• Objective:
Give again only the lines running from the one with "Give me the Plotly source for this chart." through the one with "import plotly.graph_objects as go", inclusive. Omit every picture.

• Code that draws figures:
□ □ □

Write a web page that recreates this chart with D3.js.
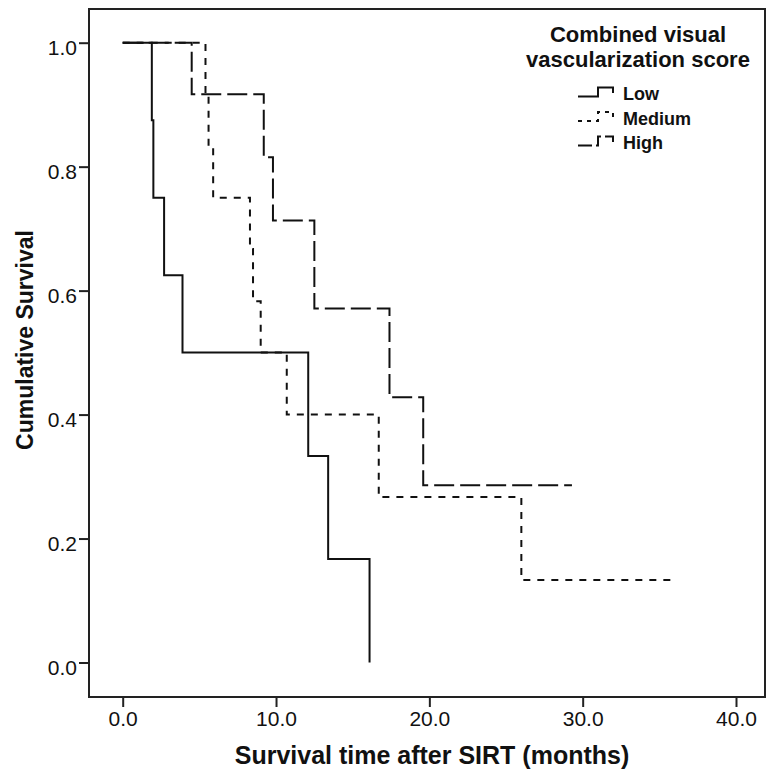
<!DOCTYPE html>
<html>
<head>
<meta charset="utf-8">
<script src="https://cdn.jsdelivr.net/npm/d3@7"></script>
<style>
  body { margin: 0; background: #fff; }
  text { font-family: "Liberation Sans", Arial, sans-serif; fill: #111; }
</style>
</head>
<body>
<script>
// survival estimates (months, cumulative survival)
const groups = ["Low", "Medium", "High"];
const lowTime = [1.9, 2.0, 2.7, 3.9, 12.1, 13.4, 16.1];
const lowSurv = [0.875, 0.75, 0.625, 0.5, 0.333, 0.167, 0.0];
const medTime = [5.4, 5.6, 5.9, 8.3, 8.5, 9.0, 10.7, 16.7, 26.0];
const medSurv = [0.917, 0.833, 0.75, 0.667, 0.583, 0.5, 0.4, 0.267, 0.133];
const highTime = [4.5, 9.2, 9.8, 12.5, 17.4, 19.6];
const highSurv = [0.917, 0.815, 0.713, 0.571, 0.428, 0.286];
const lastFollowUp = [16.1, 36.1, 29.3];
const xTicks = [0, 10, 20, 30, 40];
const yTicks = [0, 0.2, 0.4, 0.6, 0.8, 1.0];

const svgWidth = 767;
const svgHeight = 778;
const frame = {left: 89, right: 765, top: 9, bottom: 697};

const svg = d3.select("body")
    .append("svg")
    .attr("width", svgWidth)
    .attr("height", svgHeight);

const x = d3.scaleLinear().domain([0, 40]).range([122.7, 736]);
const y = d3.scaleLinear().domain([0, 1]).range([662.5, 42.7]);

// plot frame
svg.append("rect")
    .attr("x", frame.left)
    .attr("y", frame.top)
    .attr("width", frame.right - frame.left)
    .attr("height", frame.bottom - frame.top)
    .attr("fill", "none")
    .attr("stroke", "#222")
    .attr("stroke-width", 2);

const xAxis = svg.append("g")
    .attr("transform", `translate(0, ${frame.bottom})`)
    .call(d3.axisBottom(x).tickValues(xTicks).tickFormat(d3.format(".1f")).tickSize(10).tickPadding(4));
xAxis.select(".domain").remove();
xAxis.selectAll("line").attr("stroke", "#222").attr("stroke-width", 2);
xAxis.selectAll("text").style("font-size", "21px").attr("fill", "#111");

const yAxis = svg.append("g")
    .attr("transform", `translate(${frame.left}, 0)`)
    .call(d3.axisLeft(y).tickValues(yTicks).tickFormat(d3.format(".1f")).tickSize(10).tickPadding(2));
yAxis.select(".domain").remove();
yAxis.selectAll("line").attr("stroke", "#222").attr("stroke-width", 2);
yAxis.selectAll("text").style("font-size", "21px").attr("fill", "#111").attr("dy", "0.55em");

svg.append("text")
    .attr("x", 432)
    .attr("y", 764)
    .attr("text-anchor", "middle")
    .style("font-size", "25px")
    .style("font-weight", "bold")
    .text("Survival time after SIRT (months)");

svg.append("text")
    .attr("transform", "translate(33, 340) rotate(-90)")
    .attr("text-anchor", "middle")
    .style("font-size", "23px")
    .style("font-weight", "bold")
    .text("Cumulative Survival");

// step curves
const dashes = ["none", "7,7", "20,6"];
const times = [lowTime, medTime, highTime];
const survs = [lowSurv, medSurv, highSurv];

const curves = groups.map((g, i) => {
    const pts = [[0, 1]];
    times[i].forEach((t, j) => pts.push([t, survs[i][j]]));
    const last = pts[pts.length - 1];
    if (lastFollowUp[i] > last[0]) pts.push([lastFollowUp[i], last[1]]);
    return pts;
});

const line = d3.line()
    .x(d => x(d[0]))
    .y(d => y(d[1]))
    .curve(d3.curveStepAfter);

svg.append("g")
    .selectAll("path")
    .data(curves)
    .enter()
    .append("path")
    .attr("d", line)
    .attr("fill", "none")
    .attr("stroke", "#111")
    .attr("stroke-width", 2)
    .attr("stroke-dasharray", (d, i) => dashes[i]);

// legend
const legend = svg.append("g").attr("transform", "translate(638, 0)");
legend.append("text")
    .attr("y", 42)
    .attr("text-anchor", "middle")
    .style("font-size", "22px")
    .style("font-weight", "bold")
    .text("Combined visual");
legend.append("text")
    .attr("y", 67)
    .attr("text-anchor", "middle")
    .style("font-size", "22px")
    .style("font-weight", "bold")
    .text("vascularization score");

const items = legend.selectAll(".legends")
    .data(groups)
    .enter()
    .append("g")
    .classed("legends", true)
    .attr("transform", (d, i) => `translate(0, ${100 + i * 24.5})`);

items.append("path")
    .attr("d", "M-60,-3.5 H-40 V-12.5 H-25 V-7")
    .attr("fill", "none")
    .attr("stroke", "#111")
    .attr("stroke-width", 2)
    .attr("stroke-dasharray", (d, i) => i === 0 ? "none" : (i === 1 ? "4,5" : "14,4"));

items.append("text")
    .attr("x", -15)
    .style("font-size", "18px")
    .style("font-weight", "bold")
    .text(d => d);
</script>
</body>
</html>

□ □ □

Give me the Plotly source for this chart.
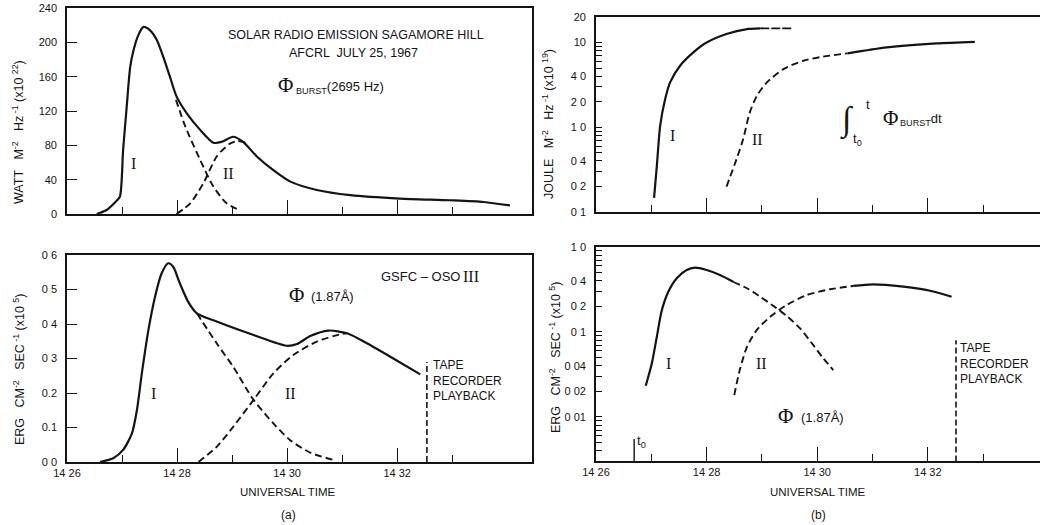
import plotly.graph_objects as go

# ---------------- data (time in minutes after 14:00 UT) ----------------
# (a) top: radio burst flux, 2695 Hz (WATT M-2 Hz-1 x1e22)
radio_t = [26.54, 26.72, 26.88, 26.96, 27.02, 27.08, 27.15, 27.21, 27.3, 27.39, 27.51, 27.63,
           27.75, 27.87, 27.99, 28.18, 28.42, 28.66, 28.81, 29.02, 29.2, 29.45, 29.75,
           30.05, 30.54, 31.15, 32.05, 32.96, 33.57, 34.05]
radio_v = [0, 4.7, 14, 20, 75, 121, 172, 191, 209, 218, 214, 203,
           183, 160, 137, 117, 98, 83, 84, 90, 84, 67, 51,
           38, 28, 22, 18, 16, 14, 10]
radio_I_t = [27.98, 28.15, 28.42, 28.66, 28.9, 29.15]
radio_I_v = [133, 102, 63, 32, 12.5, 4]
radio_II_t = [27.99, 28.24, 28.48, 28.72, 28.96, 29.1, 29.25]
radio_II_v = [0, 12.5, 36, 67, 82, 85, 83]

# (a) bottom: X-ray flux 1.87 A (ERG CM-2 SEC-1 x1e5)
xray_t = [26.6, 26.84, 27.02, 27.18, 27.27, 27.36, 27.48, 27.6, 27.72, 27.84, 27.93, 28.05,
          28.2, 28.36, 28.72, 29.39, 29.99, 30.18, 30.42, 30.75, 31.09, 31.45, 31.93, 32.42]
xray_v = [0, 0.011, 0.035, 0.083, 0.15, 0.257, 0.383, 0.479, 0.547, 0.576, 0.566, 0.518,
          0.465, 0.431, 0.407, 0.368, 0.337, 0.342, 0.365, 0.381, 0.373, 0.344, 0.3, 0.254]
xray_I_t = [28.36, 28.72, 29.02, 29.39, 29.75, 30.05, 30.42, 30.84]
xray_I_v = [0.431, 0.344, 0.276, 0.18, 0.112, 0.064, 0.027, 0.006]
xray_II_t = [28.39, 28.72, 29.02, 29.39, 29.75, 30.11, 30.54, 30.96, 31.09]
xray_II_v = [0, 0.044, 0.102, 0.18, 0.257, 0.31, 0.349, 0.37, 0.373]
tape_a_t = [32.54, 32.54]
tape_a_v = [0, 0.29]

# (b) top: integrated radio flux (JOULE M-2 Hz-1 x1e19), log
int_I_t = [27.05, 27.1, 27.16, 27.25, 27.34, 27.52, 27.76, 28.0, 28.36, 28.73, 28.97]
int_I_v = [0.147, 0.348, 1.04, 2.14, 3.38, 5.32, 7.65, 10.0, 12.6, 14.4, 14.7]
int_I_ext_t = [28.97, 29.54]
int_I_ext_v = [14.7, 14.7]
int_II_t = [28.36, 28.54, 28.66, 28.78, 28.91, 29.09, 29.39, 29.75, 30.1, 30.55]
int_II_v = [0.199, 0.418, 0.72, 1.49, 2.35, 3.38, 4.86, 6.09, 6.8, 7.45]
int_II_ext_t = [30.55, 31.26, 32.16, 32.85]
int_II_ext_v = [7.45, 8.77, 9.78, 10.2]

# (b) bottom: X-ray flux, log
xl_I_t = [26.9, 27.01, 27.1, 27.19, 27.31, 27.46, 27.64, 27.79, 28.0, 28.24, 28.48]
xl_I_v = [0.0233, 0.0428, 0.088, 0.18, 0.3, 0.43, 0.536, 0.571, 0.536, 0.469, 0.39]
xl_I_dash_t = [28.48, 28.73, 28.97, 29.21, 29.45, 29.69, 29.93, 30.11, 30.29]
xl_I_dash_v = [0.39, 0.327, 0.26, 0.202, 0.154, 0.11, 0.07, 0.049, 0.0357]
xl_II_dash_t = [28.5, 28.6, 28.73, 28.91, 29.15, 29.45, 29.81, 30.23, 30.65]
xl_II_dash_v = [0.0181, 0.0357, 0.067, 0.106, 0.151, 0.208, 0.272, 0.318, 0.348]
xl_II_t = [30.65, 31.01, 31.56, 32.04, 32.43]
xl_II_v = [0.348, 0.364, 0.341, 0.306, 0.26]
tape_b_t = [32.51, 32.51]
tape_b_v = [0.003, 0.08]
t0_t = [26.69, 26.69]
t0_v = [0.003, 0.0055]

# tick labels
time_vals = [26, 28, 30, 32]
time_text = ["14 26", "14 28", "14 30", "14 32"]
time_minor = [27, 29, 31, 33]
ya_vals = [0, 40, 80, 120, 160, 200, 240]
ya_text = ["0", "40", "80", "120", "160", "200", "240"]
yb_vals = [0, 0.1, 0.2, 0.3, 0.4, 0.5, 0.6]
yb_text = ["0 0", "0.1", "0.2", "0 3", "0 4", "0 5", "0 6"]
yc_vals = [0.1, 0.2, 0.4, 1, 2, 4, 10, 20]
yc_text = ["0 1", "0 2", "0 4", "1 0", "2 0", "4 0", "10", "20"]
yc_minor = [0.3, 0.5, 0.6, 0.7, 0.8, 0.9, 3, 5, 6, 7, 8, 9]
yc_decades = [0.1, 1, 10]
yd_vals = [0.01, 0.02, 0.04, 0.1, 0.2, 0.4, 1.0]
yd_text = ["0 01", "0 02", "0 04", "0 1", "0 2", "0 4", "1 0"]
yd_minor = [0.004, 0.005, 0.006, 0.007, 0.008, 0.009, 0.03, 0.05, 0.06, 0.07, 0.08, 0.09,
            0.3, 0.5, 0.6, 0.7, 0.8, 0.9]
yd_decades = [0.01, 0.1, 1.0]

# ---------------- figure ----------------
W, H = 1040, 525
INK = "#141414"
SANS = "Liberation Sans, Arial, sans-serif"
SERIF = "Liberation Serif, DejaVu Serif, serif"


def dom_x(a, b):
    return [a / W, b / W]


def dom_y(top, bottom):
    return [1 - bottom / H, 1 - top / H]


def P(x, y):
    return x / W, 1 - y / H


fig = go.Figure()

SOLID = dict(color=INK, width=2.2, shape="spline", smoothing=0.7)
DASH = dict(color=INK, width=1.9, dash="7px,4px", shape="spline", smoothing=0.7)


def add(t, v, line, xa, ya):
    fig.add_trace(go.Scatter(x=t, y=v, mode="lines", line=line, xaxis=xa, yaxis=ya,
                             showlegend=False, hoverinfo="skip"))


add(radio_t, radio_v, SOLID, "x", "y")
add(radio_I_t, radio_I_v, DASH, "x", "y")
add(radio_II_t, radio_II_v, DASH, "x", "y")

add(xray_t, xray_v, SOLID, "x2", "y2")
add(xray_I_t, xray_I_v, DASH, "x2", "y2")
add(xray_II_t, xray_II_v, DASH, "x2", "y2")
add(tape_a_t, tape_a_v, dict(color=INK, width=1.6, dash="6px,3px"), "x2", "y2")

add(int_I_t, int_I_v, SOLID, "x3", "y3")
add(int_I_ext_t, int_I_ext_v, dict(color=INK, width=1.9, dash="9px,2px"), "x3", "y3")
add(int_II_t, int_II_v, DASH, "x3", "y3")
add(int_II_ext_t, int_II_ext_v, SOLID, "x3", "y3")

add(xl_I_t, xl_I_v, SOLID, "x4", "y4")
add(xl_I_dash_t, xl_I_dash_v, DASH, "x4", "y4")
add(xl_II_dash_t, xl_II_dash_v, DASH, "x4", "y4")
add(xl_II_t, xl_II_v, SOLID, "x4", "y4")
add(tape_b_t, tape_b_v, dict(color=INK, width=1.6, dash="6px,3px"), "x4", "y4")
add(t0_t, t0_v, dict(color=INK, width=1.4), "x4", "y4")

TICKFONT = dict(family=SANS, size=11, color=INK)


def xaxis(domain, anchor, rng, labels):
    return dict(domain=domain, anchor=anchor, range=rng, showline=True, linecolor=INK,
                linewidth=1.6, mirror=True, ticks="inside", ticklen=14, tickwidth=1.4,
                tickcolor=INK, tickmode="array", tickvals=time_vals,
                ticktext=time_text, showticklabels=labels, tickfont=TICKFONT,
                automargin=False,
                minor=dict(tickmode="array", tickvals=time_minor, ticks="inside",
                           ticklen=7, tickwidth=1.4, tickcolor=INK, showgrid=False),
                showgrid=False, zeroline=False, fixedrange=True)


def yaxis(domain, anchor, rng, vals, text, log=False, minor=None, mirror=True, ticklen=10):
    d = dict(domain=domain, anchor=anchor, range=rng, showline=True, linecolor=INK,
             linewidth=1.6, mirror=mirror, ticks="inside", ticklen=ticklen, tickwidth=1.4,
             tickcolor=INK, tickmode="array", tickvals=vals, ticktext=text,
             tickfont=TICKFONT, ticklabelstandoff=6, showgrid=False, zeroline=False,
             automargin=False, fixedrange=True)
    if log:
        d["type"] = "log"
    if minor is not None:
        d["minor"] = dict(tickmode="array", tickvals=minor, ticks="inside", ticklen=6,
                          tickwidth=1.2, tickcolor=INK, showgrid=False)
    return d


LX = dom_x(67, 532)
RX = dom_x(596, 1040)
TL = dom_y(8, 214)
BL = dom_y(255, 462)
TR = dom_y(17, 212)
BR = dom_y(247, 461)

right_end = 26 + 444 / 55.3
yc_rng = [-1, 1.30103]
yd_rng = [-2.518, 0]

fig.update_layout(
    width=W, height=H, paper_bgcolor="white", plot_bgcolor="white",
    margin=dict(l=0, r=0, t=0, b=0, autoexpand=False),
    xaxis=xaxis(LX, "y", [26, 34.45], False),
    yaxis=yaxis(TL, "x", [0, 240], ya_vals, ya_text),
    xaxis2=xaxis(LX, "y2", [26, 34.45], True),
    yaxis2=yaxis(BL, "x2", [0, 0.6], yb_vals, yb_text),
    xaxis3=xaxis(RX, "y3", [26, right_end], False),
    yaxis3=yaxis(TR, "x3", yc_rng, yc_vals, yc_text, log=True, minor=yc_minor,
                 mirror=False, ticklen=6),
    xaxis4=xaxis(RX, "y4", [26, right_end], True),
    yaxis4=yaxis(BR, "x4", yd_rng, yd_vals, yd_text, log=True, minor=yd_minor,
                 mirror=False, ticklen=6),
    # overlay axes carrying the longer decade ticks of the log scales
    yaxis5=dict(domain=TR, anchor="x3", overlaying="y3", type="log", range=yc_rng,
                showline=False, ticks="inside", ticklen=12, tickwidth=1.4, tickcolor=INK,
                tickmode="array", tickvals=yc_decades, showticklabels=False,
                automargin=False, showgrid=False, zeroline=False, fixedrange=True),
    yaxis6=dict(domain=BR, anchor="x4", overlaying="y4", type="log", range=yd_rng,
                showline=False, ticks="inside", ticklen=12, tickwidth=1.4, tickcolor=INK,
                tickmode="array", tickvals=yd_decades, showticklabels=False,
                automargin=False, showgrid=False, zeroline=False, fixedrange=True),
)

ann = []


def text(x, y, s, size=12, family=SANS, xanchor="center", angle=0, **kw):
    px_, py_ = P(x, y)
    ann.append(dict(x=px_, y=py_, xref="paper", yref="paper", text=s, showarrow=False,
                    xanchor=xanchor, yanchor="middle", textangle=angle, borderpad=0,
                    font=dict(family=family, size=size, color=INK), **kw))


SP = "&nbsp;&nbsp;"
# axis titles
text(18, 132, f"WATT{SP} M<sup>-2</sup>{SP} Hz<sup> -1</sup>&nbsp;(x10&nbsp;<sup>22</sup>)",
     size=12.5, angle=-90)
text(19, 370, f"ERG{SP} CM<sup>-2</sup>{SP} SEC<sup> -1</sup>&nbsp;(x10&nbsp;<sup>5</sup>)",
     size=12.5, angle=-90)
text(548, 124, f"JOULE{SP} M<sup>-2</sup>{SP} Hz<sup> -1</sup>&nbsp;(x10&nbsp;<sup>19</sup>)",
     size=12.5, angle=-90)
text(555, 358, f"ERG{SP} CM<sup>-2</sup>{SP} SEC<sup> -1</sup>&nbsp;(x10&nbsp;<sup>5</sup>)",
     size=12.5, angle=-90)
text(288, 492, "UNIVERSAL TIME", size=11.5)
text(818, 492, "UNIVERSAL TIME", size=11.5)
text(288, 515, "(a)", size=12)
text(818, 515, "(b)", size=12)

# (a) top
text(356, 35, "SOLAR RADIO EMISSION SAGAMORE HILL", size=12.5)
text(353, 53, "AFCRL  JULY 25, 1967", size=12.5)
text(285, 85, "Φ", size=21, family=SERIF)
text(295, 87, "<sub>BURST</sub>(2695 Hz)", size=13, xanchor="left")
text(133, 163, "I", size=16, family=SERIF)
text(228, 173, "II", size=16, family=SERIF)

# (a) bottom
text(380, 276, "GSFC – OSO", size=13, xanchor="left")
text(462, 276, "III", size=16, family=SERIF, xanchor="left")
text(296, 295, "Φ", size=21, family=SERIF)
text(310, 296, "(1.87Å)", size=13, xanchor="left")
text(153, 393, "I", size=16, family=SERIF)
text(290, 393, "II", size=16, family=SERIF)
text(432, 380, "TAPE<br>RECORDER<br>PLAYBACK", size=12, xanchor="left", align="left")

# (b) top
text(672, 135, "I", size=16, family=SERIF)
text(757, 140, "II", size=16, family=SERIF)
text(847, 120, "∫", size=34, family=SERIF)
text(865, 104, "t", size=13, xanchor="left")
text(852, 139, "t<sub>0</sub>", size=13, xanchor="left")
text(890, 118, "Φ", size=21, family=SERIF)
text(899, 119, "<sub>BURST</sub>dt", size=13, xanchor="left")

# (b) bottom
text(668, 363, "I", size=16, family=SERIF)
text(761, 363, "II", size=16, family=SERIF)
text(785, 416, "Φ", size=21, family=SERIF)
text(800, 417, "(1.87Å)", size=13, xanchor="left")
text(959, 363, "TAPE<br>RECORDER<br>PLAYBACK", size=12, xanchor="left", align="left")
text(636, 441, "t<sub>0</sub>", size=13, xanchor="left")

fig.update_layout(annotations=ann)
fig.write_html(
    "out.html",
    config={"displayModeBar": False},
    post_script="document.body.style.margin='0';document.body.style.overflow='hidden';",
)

□ □ □

• Answer for this exercise:
Give me the Plotly source for this chart.
import plotly.graph_objects as go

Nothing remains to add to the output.